* WHAT TO WORK ON
Look for the line containing "Clone this diagram in TikZ." and the line containing "(5,10) -- (5,729);" in the entries below. Copy those two and all lines between them exactly, leaving out pictures.

* SUPPLIED INFORMATION

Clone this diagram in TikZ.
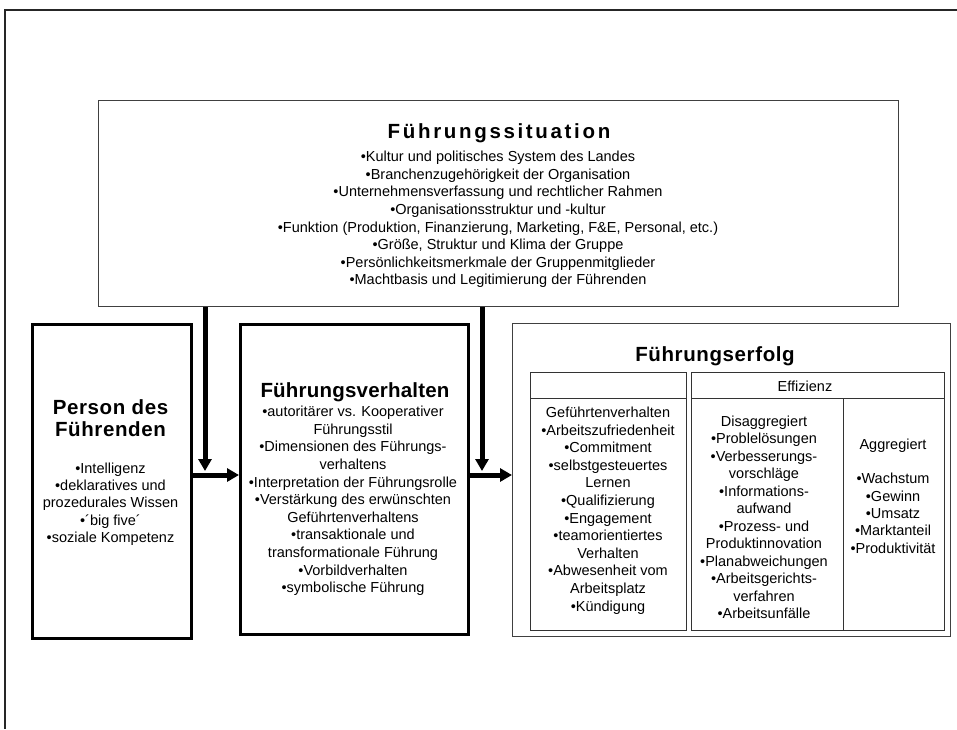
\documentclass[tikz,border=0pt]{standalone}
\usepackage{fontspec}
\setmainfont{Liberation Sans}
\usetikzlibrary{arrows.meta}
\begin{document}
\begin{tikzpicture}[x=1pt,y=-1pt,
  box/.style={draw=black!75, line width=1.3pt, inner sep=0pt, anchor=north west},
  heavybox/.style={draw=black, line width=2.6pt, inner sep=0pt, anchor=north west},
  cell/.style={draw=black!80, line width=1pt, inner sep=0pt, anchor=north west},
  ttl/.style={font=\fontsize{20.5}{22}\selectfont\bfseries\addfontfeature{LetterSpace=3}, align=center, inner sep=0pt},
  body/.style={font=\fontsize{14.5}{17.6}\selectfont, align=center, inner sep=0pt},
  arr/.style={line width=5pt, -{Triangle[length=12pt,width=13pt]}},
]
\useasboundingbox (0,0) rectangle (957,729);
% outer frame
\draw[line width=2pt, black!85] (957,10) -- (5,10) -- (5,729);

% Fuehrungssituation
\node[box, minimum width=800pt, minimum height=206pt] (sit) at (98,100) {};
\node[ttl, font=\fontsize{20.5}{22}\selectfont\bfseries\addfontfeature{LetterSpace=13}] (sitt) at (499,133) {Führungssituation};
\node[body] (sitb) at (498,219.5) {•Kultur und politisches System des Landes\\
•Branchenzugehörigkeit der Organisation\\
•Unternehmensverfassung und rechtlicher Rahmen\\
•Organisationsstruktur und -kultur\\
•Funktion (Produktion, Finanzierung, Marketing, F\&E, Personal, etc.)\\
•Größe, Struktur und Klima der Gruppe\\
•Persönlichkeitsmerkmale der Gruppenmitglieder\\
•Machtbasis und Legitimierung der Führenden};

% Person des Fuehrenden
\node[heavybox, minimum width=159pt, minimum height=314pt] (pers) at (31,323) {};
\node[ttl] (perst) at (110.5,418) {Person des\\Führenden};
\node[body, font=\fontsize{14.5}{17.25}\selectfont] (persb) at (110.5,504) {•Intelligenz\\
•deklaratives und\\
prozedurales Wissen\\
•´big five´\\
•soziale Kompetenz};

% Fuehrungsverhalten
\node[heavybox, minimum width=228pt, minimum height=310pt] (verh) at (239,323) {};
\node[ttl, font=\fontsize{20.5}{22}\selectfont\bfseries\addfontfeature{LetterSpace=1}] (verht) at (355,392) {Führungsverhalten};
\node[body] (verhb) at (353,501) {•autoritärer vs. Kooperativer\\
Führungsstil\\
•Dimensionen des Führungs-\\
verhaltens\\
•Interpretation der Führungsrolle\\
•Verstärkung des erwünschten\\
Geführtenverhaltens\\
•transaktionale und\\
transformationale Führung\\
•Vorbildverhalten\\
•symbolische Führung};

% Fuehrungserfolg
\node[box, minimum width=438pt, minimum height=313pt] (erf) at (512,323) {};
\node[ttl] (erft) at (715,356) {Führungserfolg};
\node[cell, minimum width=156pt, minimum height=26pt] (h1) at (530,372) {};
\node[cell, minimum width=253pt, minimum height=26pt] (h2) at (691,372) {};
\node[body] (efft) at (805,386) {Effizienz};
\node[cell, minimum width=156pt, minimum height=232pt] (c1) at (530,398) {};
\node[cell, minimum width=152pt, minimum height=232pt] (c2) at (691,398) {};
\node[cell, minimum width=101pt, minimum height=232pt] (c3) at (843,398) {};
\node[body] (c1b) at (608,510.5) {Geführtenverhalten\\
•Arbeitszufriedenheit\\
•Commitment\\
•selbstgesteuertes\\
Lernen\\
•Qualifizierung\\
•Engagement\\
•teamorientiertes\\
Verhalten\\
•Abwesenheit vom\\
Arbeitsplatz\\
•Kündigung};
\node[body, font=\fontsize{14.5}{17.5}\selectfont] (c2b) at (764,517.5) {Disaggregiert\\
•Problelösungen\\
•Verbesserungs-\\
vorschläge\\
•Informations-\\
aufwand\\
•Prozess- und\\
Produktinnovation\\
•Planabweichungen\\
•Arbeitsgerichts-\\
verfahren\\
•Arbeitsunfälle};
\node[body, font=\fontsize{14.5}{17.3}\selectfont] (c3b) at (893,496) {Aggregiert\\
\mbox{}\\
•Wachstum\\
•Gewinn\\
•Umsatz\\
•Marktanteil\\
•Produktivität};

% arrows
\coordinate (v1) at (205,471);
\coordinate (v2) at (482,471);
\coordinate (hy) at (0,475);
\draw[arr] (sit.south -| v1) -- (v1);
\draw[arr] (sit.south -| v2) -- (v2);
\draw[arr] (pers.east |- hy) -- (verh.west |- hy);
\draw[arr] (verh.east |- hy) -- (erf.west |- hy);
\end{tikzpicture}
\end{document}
--
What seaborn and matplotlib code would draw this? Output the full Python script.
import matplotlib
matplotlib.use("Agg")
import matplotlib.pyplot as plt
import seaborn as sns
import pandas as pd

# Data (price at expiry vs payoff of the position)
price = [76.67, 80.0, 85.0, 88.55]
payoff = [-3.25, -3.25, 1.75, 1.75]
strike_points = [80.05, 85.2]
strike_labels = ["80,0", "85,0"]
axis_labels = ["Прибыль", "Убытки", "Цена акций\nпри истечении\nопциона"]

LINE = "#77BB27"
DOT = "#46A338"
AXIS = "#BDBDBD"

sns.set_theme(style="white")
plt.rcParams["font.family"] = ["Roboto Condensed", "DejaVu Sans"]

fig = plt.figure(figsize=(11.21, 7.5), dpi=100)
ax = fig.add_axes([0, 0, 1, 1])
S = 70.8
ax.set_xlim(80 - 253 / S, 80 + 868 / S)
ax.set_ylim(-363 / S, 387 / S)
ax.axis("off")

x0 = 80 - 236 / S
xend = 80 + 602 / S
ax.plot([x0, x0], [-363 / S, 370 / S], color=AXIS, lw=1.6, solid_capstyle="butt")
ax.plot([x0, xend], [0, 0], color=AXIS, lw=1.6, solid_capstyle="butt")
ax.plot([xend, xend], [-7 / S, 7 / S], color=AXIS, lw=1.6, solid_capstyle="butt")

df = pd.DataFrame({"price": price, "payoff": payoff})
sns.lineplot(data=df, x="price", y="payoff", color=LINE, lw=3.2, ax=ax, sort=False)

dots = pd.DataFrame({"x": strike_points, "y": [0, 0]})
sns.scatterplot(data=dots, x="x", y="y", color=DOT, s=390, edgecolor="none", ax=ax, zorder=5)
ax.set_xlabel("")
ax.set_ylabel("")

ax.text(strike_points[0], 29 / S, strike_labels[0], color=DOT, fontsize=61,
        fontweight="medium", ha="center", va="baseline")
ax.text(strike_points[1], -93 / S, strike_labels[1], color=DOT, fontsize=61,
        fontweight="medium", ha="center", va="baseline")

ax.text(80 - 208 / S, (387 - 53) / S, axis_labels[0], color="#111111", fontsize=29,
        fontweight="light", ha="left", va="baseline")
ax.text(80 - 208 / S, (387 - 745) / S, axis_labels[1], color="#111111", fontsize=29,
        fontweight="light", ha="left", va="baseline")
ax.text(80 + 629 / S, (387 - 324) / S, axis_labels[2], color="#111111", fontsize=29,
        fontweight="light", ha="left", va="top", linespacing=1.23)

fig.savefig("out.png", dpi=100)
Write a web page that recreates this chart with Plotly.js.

* TASK ANSWER
Clone this diagram in TikZ.
\documentclass[tikz,border=0pt]{standalone}
\usepackage{fontspec}
\setmainfont{Liberation Sans}
\usetikzlibrary{arrows.meta}
\begin{document}
\begin{tikzpicture}[x=1pt,y=-1pt,
  box/.style={draw=black!75, line width=1.3pt, inner sep=0pt, anchor=north west},
  heavybox/.style={draw=black, line width=2.6pt, inner sep=0pt, anchor=north west},
  cell/.style={draw=black!80, line width=1pt, inner sep=0pt, anchor=north west},
  ttl/.style={font=\fontsize{20.5}{22}\selectfont\bfseries\addfontfeature{LetterSpace=3}, align=center, inner sep=0pt},
  body/.style={font=\fontsize{14.5}{17.6}\selectfont, align=center, inner sep=0pt},
  arr/.style={line width=5pt, -{Triangle[length=12pt,width=13pt]}},
]
\useasboundingbox (0,0) rectangle (957,729);
% outer frame
\draw[line width=2pt, black!85] (957,10) -- (5,10) -- (5,729);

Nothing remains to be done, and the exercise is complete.